The Herald also dropped this jaw-dropping tidbit:
The surprise announcement yesterday was influenced by a number of factors, Russell said, primarily a drop in demand. Sales fell from a high of 5,000 barrels of Buzzards Bay brews in 2002 to a projected sale of around 100 barrels in the next seven months.
100 barrels? I’d love to know how much the brewery produced in the last six to twelve months but I think I’d cry over the minuscule amount. With a 50-barrel brewhouse, that is two brews in seven months. Wow.
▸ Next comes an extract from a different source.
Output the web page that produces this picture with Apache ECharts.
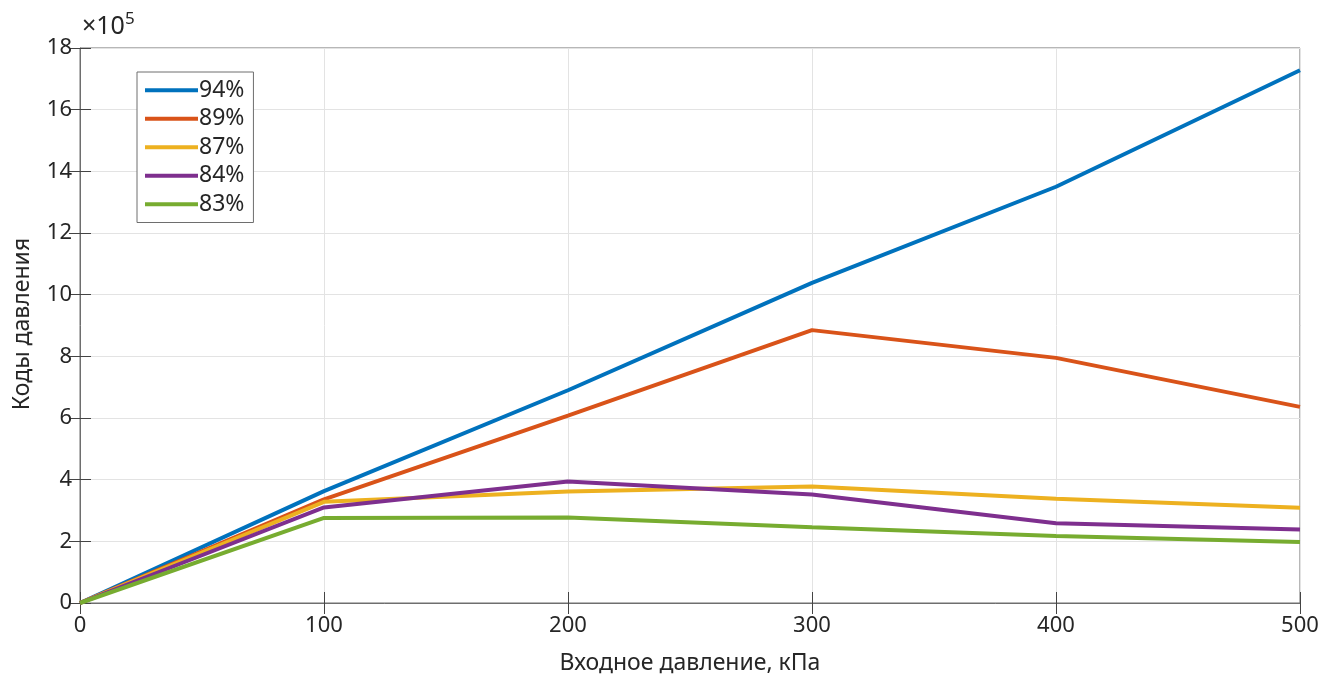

The news is also a touch surprising because one very well-regarded brewer on the scene, Dann Paquette of the upstart Pretty Things Beer & Ale Project, has recently moved his brewing operations to Buzzards Bay, long a contract brewing location. I imagine Paquette, who brews his own beers on the systems belonging to other people (previously at Paper City Brewery in Holyoke), probably won’t be pleased at indirectly being called a contract brewer (which he is not) by Russell and it will be interesting to see whether his arrangement changes at all (here is hoping not…)
And I have to admit that the new torques me off because I also selected two of Buzzards Bay’s beers for inclusion in my Great American Craft Beers book. And while travel and tasting books are usually out of date even before they hit store shelves, mine didn’t even get to the point of submitting the damned manuscript before the info went stale. Better now than next week I guess, at least I can give two other beers their due.
All told, this is disappointing but not surprising news. Beyond the mere disheartening feeling, there is also one of anger at opportunities lost. Remembering back nearly a decade to conversations I had with the brewery’s founding brewer, the passionate Chris Atkinson, it’s sad to see how quiet and inconsiderable the brewery’s end came to be.
UPDATE: Someone sent me a link to the new brand operations that Russell discussed in the Herald piece. I have no idea whether the brand idea and the website are some sort of joke but the brand name and better yet the prices must be. The Just Beer Brewing Company is offering its flagship John Beere (wow…) for $70 per half-barrel. By way of reference, a keg of Budweiser, a beer that can manage a lower price point due to its extreme volume, costs $88 per half-barrel. So if Buzzards Bay manages to sell as much of its new beer as it did the old brands this year, it will fall well below the poverty line. No word on whether food stamps can be applied to malted barley purchases.